S&P 500 July Winning Streak Faces Multiple Tests
0xBroomberg
The S&P 500 has posted positive returns every July for 11 straight years, but in 2026 the streak faces a real stress test — earnings, inflation data, and a Fed decision all land in the back half of the month.
Eleven years running — how rare is this streak?
Since 2015 the S&P 500 has averaged a 3.2% gain in July, per Carson Group data. Over the past twenty years the month averaged 2.5% — more than four times the average for the other eleven months.
The index has already set 24 all-time highs in the first half of 2026, ranking in the top 20 first-half performances since World War II. CFRA data shows that after similar starts, the index gained roughly 6% more over the following six months.
In plain terms = history favors the bulls, but a historical pattern matters most the one time it breaks.
Late July — which dates carry the most risk?
July 3: the non-farm payrolls report (released a day early). Options markets price an S&P move of about 0.8% that day, above the 0.6% realized average over the past twelve months.
July 14: a double event — JPMorgan and other major banks kick off earnings season, and the CPI inflation print lands the same day.
July 29: the Fed rate decision. These three dates, in sequence, will determine whether bulls can push the index past the 7,500 psychological level.

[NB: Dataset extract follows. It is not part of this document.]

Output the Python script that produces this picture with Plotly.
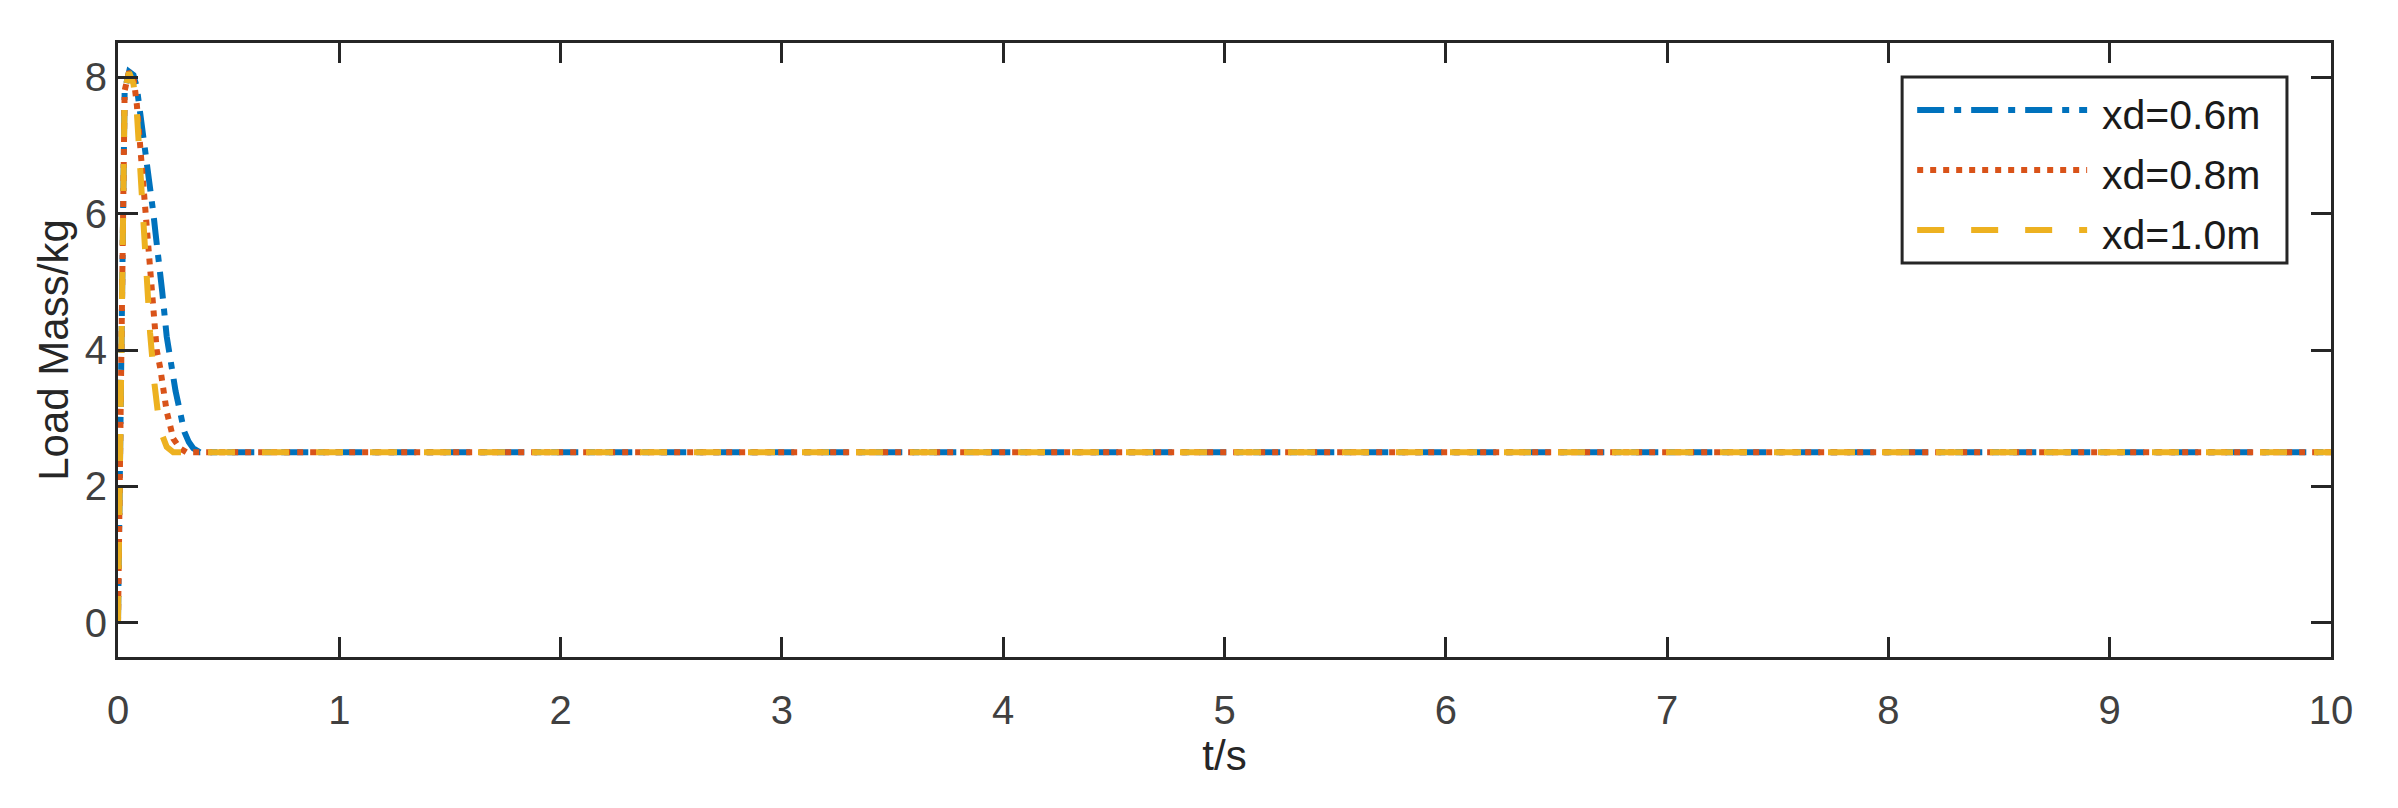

The Magnificent Seven — why are they the biggest vulnerability?
A basket of Magnificent Seven stocks — Apple, Microsoft, and five other mega-cap tech names — fell nearly 9% in June, the steepest monthly drop since March 2025.
Citi strategist David Chew's team warned that roughly 80% of Nasdaq long positions are underwater, "highlighting vulnerability to further long liquidation."
This means → tech exposure has pulled back but remains elevated overall. A disappointing earnings print could trigger cascading stop-loss selling from concentrated losing positions.
Hedging signals heating up — what worries institutions?
Chris Murphy, co-head of derivatives strategy at Susquehanna, noted that the first two weeks of July are typically favorable, but in the back half traders begin building hedges for August and September uncertainty.
Bank of America technical analysts warned of a possible "three-wave pullback" in coming months: the Iran conflict keeps pushing inflation higher → Fed policy pressure intensifies → rising rates threaten corporate earnings.
This reflects a core institutional concern: not any single event, but a inflation → rates → earnings negative-feedback loop.
Small caps — the midterm-election-year weak spot?
Jeffrey Hirsch, editor of the *Stock Trader's Almanac*, notes that since 1950 the S&P 500 has averaged a 1.3% gain in July of midterm-election years, while the Russell 2000 small-cap index averaged a 2.5% decline over the same period.
The Russell 2000 just wrapped its strongest first-half performance relative to the S&P 500 since 2001.
In plain terms = the harder small caps outperformed in the first half, the greater the pressure to rotate back into large-cap blue chips when inflation and rate uncertainty linger.
Content is for reference only, not financial advice.